Copy the lines that follow, keeping every character the same.
* * *
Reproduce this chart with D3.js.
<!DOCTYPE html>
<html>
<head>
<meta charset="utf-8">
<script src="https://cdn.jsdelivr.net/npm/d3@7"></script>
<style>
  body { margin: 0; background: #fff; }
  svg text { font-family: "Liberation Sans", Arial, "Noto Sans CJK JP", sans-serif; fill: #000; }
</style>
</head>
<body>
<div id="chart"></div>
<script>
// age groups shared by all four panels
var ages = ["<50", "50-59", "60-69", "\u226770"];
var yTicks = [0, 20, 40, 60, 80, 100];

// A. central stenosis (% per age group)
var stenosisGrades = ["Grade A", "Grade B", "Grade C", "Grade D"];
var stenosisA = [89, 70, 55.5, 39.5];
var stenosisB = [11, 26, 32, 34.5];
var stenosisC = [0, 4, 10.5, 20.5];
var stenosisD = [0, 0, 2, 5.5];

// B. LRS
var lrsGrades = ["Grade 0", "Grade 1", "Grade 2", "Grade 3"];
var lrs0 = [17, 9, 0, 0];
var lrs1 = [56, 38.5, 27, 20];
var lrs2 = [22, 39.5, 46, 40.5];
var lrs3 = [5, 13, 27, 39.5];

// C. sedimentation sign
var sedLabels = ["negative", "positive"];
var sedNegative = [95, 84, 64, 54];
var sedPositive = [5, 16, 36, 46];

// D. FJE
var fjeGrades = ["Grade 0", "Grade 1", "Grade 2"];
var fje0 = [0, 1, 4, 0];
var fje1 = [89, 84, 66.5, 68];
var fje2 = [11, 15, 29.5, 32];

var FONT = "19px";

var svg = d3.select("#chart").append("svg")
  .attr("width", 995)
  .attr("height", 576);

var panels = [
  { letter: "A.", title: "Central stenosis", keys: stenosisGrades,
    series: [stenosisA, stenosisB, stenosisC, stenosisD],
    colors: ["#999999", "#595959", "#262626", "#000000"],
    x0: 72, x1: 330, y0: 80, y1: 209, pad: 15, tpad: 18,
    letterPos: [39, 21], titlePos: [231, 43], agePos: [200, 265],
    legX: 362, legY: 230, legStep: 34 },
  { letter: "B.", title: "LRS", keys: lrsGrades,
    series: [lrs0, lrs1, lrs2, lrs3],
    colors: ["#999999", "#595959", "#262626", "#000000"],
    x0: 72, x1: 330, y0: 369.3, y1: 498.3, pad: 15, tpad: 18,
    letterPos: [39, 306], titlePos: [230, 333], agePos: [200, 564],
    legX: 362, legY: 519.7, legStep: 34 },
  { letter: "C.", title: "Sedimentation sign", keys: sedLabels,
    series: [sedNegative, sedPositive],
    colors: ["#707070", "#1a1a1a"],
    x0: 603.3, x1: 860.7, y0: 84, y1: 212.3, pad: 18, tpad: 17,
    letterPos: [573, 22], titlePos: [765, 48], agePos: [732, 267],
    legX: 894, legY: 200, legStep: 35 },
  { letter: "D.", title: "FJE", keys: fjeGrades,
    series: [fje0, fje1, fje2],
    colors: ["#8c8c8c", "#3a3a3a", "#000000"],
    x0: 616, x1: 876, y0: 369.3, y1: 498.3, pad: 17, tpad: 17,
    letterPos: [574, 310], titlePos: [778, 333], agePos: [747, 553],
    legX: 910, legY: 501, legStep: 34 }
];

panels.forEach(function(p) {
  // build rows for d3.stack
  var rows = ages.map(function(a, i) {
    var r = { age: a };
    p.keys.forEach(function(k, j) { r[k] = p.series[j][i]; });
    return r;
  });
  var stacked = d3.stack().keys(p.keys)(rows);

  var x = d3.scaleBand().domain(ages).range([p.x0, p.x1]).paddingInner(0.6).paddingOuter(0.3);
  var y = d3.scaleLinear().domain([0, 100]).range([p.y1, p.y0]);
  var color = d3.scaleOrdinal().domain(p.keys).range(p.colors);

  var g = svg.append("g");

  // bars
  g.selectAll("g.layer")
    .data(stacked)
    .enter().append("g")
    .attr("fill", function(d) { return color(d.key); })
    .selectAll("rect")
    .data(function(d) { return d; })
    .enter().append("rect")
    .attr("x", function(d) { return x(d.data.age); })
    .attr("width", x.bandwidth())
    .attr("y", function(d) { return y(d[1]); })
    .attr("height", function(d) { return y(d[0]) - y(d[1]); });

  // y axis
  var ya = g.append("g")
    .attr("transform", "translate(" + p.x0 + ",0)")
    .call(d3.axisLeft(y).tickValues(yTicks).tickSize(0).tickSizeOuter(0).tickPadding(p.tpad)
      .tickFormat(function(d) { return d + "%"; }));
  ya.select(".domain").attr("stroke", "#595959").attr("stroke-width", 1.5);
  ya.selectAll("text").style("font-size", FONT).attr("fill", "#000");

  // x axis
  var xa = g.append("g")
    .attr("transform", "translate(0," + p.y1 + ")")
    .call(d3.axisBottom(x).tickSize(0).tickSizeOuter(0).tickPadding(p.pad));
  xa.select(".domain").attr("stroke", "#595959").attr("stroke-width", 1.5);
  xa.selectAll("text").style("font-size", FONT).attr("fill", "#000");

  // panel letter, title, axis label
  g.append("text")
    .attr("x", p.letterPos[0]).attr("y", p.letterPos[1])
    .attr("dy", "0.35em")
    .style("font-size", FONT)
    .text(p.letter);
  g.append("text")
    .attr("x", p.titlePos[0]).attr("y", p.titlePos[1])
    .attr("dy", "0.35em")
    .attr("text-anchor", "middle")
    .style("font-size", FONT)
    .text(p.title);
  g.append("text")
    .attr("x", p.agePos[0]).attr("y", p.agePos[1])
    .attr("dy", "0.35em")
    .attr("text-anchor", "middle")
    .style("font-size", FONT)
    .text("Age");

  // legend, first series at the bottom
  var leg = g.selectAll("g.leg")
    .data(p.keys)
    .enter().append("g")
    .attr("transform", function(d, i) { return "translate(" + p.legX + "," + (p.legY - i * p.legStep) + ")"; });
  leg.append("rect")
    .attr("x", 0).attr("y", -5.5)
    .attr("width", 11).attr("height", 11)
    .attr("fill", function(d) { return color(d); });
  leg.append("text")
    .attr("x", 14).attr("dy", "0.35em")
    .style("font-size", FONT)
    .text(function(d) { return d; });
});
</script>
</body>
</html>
* * *
### SOLUTION FOR THIS EXERCISE
Reproduce this chart with D3.js.
<!DOCTYPE html>
<html>
<head>
<meta charset="utf-8">
<script src="https://cdn.jsdelivr.net/npm/d3@7"></script>
<style>
  body { margin: 0; background: #fff; }
  svg text { font-family: "Liberation Sans", Arial, "Noto Sans CJK JP", sans-serif; fill: #000; }
</style>
</head>
<body>
<div id="chart"></div>
<script>
// age groups shared by all four panels
var ages = ["<50", "50-59", "60-69", "\u226770"];
var yTicks = [0, 20, 40, 60, 80, 100];

// A. central stenosis (% per age group)
var stenosisGrades = ["Grade A", "Grade B", "Grade C", "Grade D"];
var stenosisA = [89, 70, 55.5, 39.5];
var stenosisB = [11, 26, 32, 34.5];
var stenosisC = [0, 4, 10.5, 20.5];
var stenosisD = [0, 0, 2, 5.5];

// B. LRS
var lrsGrades = ["Grade 0", "Grade 1", "Grade 2", "Grade 3"];
var lrs0 = [17, 9, 0, 0];
var lrs1 = [56, 38.5, 27, 20];
var lrs2 = [22, 39.5, 46, 40.5];
var lrs3 = [5, 13, 27, 39.5];

// C. sedimentation sign
var sedLabels = ["negative", "positive"];
var sedNegative = [95, 84, 64, 54];
var sedPositive = [5, 16, 36, 46];

// D. FJE
var fjeGrades = ["Grade 0", "Grade 1", "Grade 2"];
var fje0 = [0, 1, 4, 0];
var fje1 = [89, 84, 66.5, 68];
var fje2 = [11, 15, 29.5, 32];

var FONT = "19px";

var svg = d3.select("#chart").append("svg")
  .attr("width", 995)
  .attr("height", 576);

var panels = [
  { letter: "A.", title: "Central stenosis", keys: stenosisGrades,
    series: [stenosisA, stenosisB, stenosisC, stenosisD],
    colors: ["#999999", "#595959", "#262626", "#000000"],
    x0: 72, x1: 330, y0: 80, y1: 209, pad: 15, tpad: 18,
    letterPos: [39, 21], titlePos: [231, 43], agePos: [200, 265],
    legX: 362, legY: 230, legStep: 34 },
  { letter: "B.", title: "LRS", keys: lrsGrades,
    series: [lrs0, lrs1, lrs2, lrs3],
    colors: ["#999999", "#595959", "#262626", "#000000"],
    x0: 72, x1: 330, y0: 369.3, y1: 498.3, pad: 15, tpad: 18,
    letterPos: [39, 306], titlePos: [230, 333], agePos: [200, 564],
    legX: 362, legY: 519.7, legStep: 34 },
  { letter: "C.", title: "Sedimentation sign", keys: sedLabels,
    series: [sedNegative, sedPositive],
    colors: ["#707070", "#1a1a1a"],
    x0: 603.3, x1: 860.7, y0: 84, y1: 212.3, pad: 18, tpad: 17,
    letterPos: [573, 22], titlePos: [765, 48], agePos: [732, 267],
    legX: 894, legY: 200, legStep: 35 },
  { letter: "D.", title: "FJE", keys: fjeGrades,
    series: [fje0, fje1, fje2],
    colors: ["#8c8c8c", "#3a3a3a", "#000000"],
    x0: 616, x1: 876, y0: 369.3, y1: 498.3, pad: 17, tpad: 17,
    letterPos: [574, 310], titlePos: [778, 333], agePos: [747, 553],
    legX: 910, legY: 501, legStep: 34 }
];

panels.forEach(function(p) {
  // build rows for d3.stack
  var rows = ages.map(function(a, i) {
    var r = { age: a };
    p.keys.forEach(function(k, j) { r[k] = p.series[j][i]; });
    return r;
  });
  var stacked = d3.stack().keys(p.keys)(rows);

  var x = d3.scaleBand().domain(ages).range([p.x0, p.x1]).paddingInner(0.6).paddingOuter(0.3);
  var y = d3.scaleLinear().domain([0, 100]).range([p.y1, p.y0]);
  var color = d3.scaleOrdinal().domain(p.keys).range(p.colors);

  var g = svg.append("g");

  // bars
  g.selectAll("g.layer")
    .data(stacked)
    .enter().append("g")
    .attr("fill", function(d) { return color(d.key); })
    .selectAll("rect")
    .data(function(d) { return d; })
    .enter().append("rect")
    .attr("x", function(d) { return x(d.data.age); })
    .attr("width", x.bandwidth())
    .attr("y", function(d) { return y(d[1]); })
    .attr("height", function(d) { return y(d[0]) - y(d[1]); });

  // y axis
  var ya = g.append("g")
    .attr("transform", "translate(" + p.x0 + ",0)")
    .call(d3.axisLeft(y).tickValues(yTicks).tickSize(0).tickSizeOuter(0).tickPadding(p.tpad)
      .tickFormat(function(d) { return d + "%"; }));
  ya.select(".domain").attr("stroke", "#595959").attr("stroke-width", 1.5);
  ya.selectAll("text").style("font-size", FONT).attr("fill", "#000");

  // x axis
  var xa = g.append("g")
    .attr("transform", "translate(0," + p.y1 + ")")
    .call(d3.axisBottom(x).tickSize(0).tickSizeOuter(0).tickPadding(p.pad));
  xa.select(".domain").attr("stroke", "#595959").attr("stroke-width", 1.5);
  xa.selectAll("text").style("font-size", FONT).attr("fill", "#000");

  // panel letter, title, axis label
  g.append("text")
    .attr("x", p.letterPos[0]).attr("y", p.letterPos[1])
    .attr("dy", "0.35em")
    .style("font-size", FONT)
    .text(p.letter);
  g.append("text")
    .attr("x", p.titlePos[0]).attr("y", p.titlePos[1])
    .attr("dy", "0.35em")
    .attr("text-anchor", "middle")
    .style("font-size", FONT)
    .text(p.title);
  g.append("text")
    .attr("x", p.agePos[0]).attr("y", p.agePos[1])
    .attr("dy", "0.35em")
    .attr("text-anchor", "middle")
    .style("font-size", FONT)
    .text("Age");

  // legend, first series at the bottom
  var leg = g.selectAll("g.leg")
    .data(p.keys)
    .enter().append("g")
    .attr("transform", function(d, i) { return "translate(" + p.legX + "," + (p.legY - i * p.legStep) + ")"; });
  leg.append("rect")
    .attr("x", 0).attr("y", -5.5)
    .attr("width", 11).attr("height", 11)
    .attr("fill", function(d) { return color(d); });
  leg.append("text")
    .attr("x", 14).attr("dy", "0.35em")
    .style("font-size", FONT)
    .text(function(d) { return d; });
});
</script>
</body>
</html>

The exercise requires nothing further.